You know how I preach to you about my new-found positivity? How I’m searching for new ways to get a fresh perspective? How I’m smiling more and feel happier than I’ve been in years? How I’ve left those icky blues behind? Well, truth be told, I’ve been up and down, and this week I’ve found myself taking a turn to Negative Town.
It’s actually fascinating how easily one can fall back into a dark place, even when things are mostly good. When I think logically about the progress I’ve made in a month’s time, it’s difficult to understand how I can feel so negative. But I realize that sometimes my emotions can get the best of me, and I don’t even realize it until I’m already here.
Today, I woke up and skipped my morning work out. I laid around on the couch. I logged into work and felt like I was totally “phoning it in.” I was uninspired and slightly filled with dread. At about 1pm, I left my house for the first time with a full intention of driving myself right on through the takeaway line at P. Terry’s and order a burger, fries, and maybe even a milkshake. As I was driving, I realized that this is exactly how I’ve fallen off the health wagon in times past. Would it be the worst if I had ONE splurge at P. Terry’s on a week day? No. But knowing that I’ve splurged a lot lately, and feeling totally blah, I made a decision to change paths. To catch myself before I get in too deep.

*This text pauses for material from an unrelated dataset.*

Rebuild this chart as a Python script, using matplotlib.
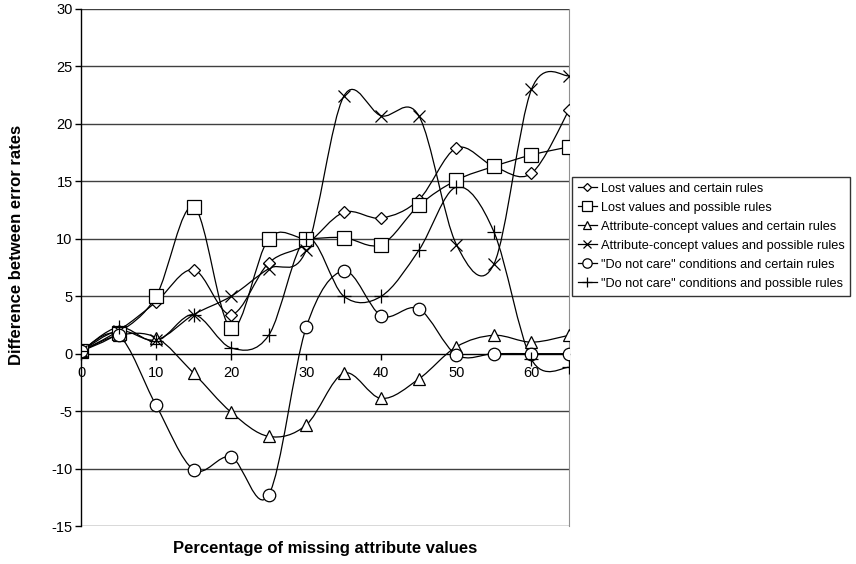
import numpy as np
import matplotlib.pyplot as plt
from matplotlib.path import Path
from matplotlib.patches import PathPatch
from matplotlib.lines import Line2D

plt.rcParams['font.family'] = ['Liberation Sans', 'DejaVu Sans']
plt.rcParams['axes.unicode_minus'] = False

# percentage of missing attribute values
pct = [0, 5, 10, 15, 20, 25, 30, 35, 40, 45, 50, 55, 60, 65]

lost_certain = [0.2, 2.0, 4.5, 7.3, 3.4, 7.9, 9.5, 12.3, 11.8, 13.4, 17.9, 16.3, 15.7, 21.2]
lost_possible = [0.2, 1.8, 5.0, 12.8, 2.2, 10.0, 10.0, 10.1, 9.5, 12.9, 15.1, 16.3, 17.3, 18.0]
ac_certain = [0.2, 1.6, 1.4, -1.7, -5.1, -7.2, -6.2, -1.7, -3.9, -2.2, 0.6, 1.6, 1.0, 1.6]
ac_possible = [0.2, 2.0, 1.2, 3.4, 5.0, 7.4, 9.0, 22.4, 20.7, 20.7, 9.5, 7.8, 23.0, 24.2]
dnc_certain = [0.2, 1.6, -4.5, -10.1, -9.0, -12.3, 2.3, 7.2, 3.3, 3.9, -0.1, 0.0, 0.0, 0.0]
dnc_possible = [0.2, 2.3, 1.1, 3.4, 0.5, 1.6, 10.0, 5.0, 5.0, 9.0, 14.5, 10.6, -0.5, -1.2]

labels = ['Lost values and certain rules',
          'Lost values and possible rules',
          'Attribute-concept values and certain rules',
          'Attribute-concept values and possible rules',
          '"Do not care" conditions and certain rules',
          '"Do not care" conditions and possible rules']

series = [lost_certain, lost_possible, ac_certain, ac_possible, dnc_certain, dnc_possible]
markers = [('D', 6), ('s', 10), ('^', 8), ('x', 8), ('o', 9), ('+', 10)]


def smooth_path(x, y):
    # Catmull-Rom style cubic bezier through every point
    x = np.asarray(x, float)
    y = np.asarray(y, float)
    pts = np.column_stack([x, y])
    verts = [pts[0]]
    codes = [Path.MOVETO]
    n = len(pts)
    for i in range(n - 1):
        p0 = pts[i - 1] if i > 0 else pts[i]
        p1 = pts[i]
        p2 = pts[i + 1]
        p3 = pts[i + 2] if i + 2 < n else pts[i + 1]
        c1 = p1 + (p2 - p0) / 6.0
        c2 = p2 - (p3 - p1) / 6.0
        verts += [c1, c2, p2]
        codes += [Path.CURVE4] * 3
    return Path(verts, codes)


fig = plt.figure(figsize=(8.56, 5.64), dpi=100)
ax = fig.add_axes([81 / 856, 1 - 526 / 564, 488 / 856, 517 / 564])

ax.set_xlim(0, 65)
ax.set_ylim(-15, 30)

for yv in range(-15, 31, 5):
    if yv != 0:
        ax.axhline(yv, color='#404040', lw=1.0, zorder=1)

handles = []
for vals, (m, ms), lab in zip(series, markers, labels):
    ax.add_patch(PathPatch(smooth_path(pct, vals), fill=False, ec='black', lw=0.9, zorder=3))
    ax.plot(pct, vals, ls='none', marker=m, ms=ms, mfc='white', mec='black', mew=0.9, zorder=4)
    handles.append(Line2D([], [], color='black', lw=0.9, marker=m, ms=ms * 0.75,
                          mfc='white', mec='black', mew=0.9))

ax.spines['top'].set_visible(False)
ax.spines['right'].set_color('#909090')
ax.spines['bottom'].set_position(('data', 0))
ax.spines['left'].set_linewidth(1.0)
ax.spines['bottom'].set_linewidth(1.0)

ax.set_xticks(range(0, 61, 10))
ax.set_yticks(range(-15, 31, 5))
ax.tick_params(axis='both', direction='out', length=4, width=1, labelsize=10.5, pad=2)
ax.tick_params(axis='x', pad=5)

fig.text(17 / 856, 1 - 245 / 564, 'Difference between error rates', rotation=90,
         ha='center', va='center', fontsize=12, fontweight='bold')
fig.text(325 / 856, 1 - 549 / 564, 'Percentage of missing attribute values',
         ha='center', va='center', fontsize=12, fontweight='bold')

leg = fig.legend(handles, labels, loc='upper left', bbox_to_anchor=(572 / 856, 1 - 177 / 564),
                 fontsize=9.2, frameon=True, fancybox=False, edgecolor='black',
                 handlelength=1.5, handletextpad=0.3, labelspacing=0.55, borderpad=0.45,
                 borderaxespad=0)
leg.get_frame().set_linewidth(1.0)

fig.savefig('out.png', dpi=100)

I turned the car around, and drove myself to the gym. I didn’t feel like working out, but I forced myself to do it anyway. I made a deal with myself: If I burned 500 calories, I could still reward myself with P. Terry’s afterwards. I burned the calories, and then ended up coming straight home to make a protein shake, skipping the french fried goodness that I had craved earlier. I opened up my laptop and responded to emails, poured myself a very tall glass of water, did the dishes, turned on the washing machine, checked the mail and handled a handful of other chores. I went and grabbed coffee with a friend. I touched base with another friend I haven’t spoken with in a while. I dusted off a new book, The Happiness Project, and placed it on the table to pick up when I have a second later. I turned my passiveness into action. And you know what? I felt better immediately.
You see, sometimes when I feel down, I tend to hole up/wallow/spiral. I’ve known I need to break that habit for years now, and I see that when I get a little momentum under my belt early enough, I’m able to turn it around. No amount of P. Terry’s or wine or laying on the couch or complaining or negative thoughts will make me feel better. I have to make an effort, open myself up to positive thoughts, make good choices, and remember that there are things that I like to do and ways that I like to feel. And that’s how you get out of inertia and back into gold star, rose-colored glasses, rainbow sprinkles territory.